─── Dataset extract ───

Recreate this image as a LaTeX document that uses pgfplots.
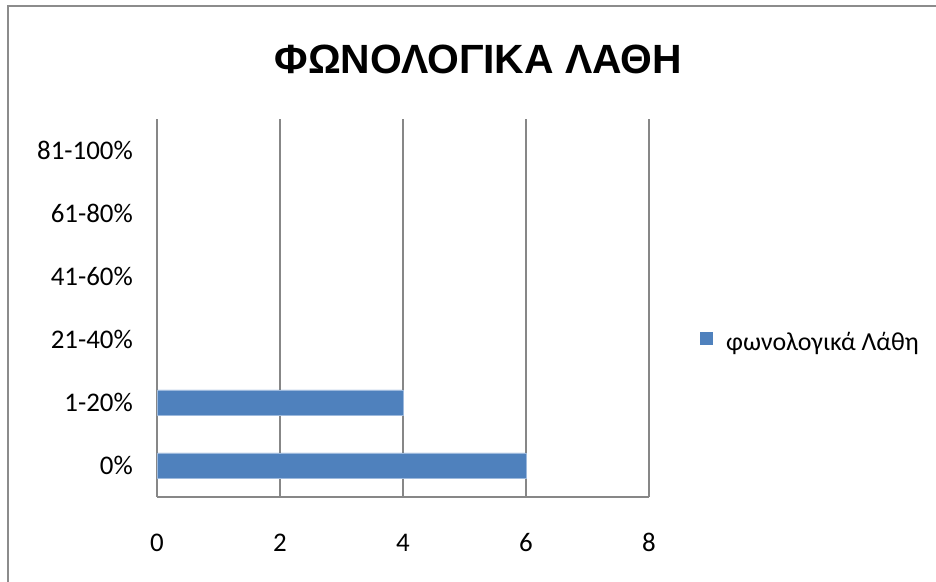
\documentclass[border=0pt]{standalone}
\usepackage{pgfplots}
\usepackage{pgfplotstable}
\pgfplotsset{compat=1.18}
\usepackage{fontspec}
\setmainfont{Carlito}
\newfontfamily\titlefont{Liberation Sans}

\definecolor{barblue}{HTML}{4F81BD}
\definecolor{baredge}{HTML}{9DB9DC}
\definecolor{gridgray}{HTML}{878787}
\definecolor{framegray}{HTML}{8C8C8C}

% number of pupils per error-rate band
\pgfplotstableread{
idx value
0 6
1 4
2 0
3 0
4 0
5 0
}\errortable

\begin{document}
\begin{tikzpicture}[x=1bp,y=1bp]
\path[use as bounding box] (0,0) rectangle (936,582);
% chart frame
\draw[framegray, line width=2bp] (8,-2) -- (8,576) -- (940,576);
% title
\node[anchor=base, inner sep=0pt, font=\titlefont\bfseries\fontsize{41}{48}\selectfont]
  at (478.4,508.7) {ΦΩΝΟΛΟΓΙΚΑ ΛΑΘΗ};
\begin{axis}[
  at={(157bp,85bp)}, anchor=south west,
  scale only axis, width=492bp, height=378bp,
  xbar, bar width=25bp,
  xmin=0, xmax=8, ymin=-0.5, ymax=5.5,
  xtick={0,2,4,6,8}, ytick={0,1,2,3,4,5},
  yticklabels={0\%,1-20\%,21-40\%,41-60\%,61-80\%,81-100\%},
  major tick length=0pt,
  axis lines*=left,
  axis line style={gridgray, line width=2.2bp},
  xmajorgrids,
  major grid style={gridgray, line width=1.8bp},
  tick label style={font=\fontsize{27}{32}\selectfont},
  /pgf/number format/assume math mode=true,
  xticklabel style={anchor=base, yshift=-54.5bp, inner sep=0pt},
  yticklabel style={anchor=east, xshift=-24bp, inner sep=0pt},
  legend style={at={(1.1037,0.41)}, anchor=west, draw=none, fill=none,
    inner sep=0pt, font=\fontsize{26}{31}\selectfont},
  legend cell align=left,
  legend image code/.code={%
    \path[draw=none, fill=none] (0bp,0bp) -- (24bp,0bp);
    \fill[barblue, draw=none] (0bp,-2.5bp) rectangle (13bp,10.5bp);},
  restrict x to domain=0.001:100,
]
\addplot[fill=barblue, draw=baredge, line width=0.8bp] table[x=value, y=idx] {\errortable};
\addlegendentry{φωνολογικά Λάθη}
\end{axis}
\end{tikzpicture}
\end{document}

───

** Direction **
The data should be printed again unchanged; leave its pictures out.

** The response **
Recreate this image as a LaTeX document that uses pgfplots.
\documentclass[border=0pt]{standalone}
\usepackage{pgfplots}
\usepackage{pgfplotstable}
\pgfplotsset{compat=1.18}
\usepackage{fontspec}
\setmainfont{Carlito}
\newfontfamily\titlefont{Liberation Sans}

\definecolor{barblue}{HTML}{4F81BD}
\definecolor{baredge}{HTML}{9DB9DC}
\definecolor{gridgray}{HTML}{878787}
\definecolor{framegray}{HTML}{8C8C8C}

% number of pupils per error-rate band
\pgfplotstableread{
idx value
0 6
1 4
2 0
3 0
4 0
5 0
}\errortable

\begin{document}
\begin{tikzpicture}[x=1bp,y=1bp]
\path[use as bounding box] (0,0) rectangle (936,582);
% chart frame
\draw[framegray, line width=2bp] (8,-2) -- (8,576) -- (940,576);
% title
\node[anchor=base, inner sep=0pt, font=\titlefont\bfseries\fontsize{41}{48}\selectfont]
  at (478.4,508.7) {ΦΩΝΟΛΟΓΙΚΑ ΛΑΘΗ};
\begin{axis}[
  at={(157bp,85bp)}, anchor=south west,
  scale only axis, width=492bp, height=378bp,
  xbar, bar width=25bp,
  xmin=0, xmax=8, ymin=-0.5, ymax=5.5,
  xtick={0,2,4,6,8}, ytick={0,1,2,3,4,5},
  yticklabels={0\%,1-20\%,21-40\%,41-60\%,61-80\%,81-100\%},
  major tick length=0pt,
  axis lines*=left,
  axis line style={gridgray, line width=2.2bp},
  xmajorgrids,
  major grid style={gridgray, line width=1.8bp},
  tick label style={font=\fontsize{27}{32}\selectfont},
  /pgf/number format/assume math mode=true,
  xticklabel style={anchor=base, yshift=-54.5bp, inner sep=0pt},
  yticklabel style={anchor=east, xshift=-24bp, inner sep=0pt},
  legend style={at={(1.1037,0.41)}, anchor=west, draw=none, fill=none,
    inner sep=0pt, font=\fontsize{26}{31}\selectfont},
  legend cell align=left,
  legend image code/.code={%
    \path[draw=none, fill=none] (0bp,0bp) -- (24bp,0bp);
    \fill[barblue, draw=none] (0bp,-2.5bp) rectangle (13bp,10.5bp);},
  restrict x to domain=0.001:100,
]
\addplot[fill=barblue, draw=baredge, line width=0.8bp] table[x=value, y=idx] {\errortable};
\addlegendentry{φωνολογικά Λάθη}
\end{axis}
\end{tikzpicture}
\end{document}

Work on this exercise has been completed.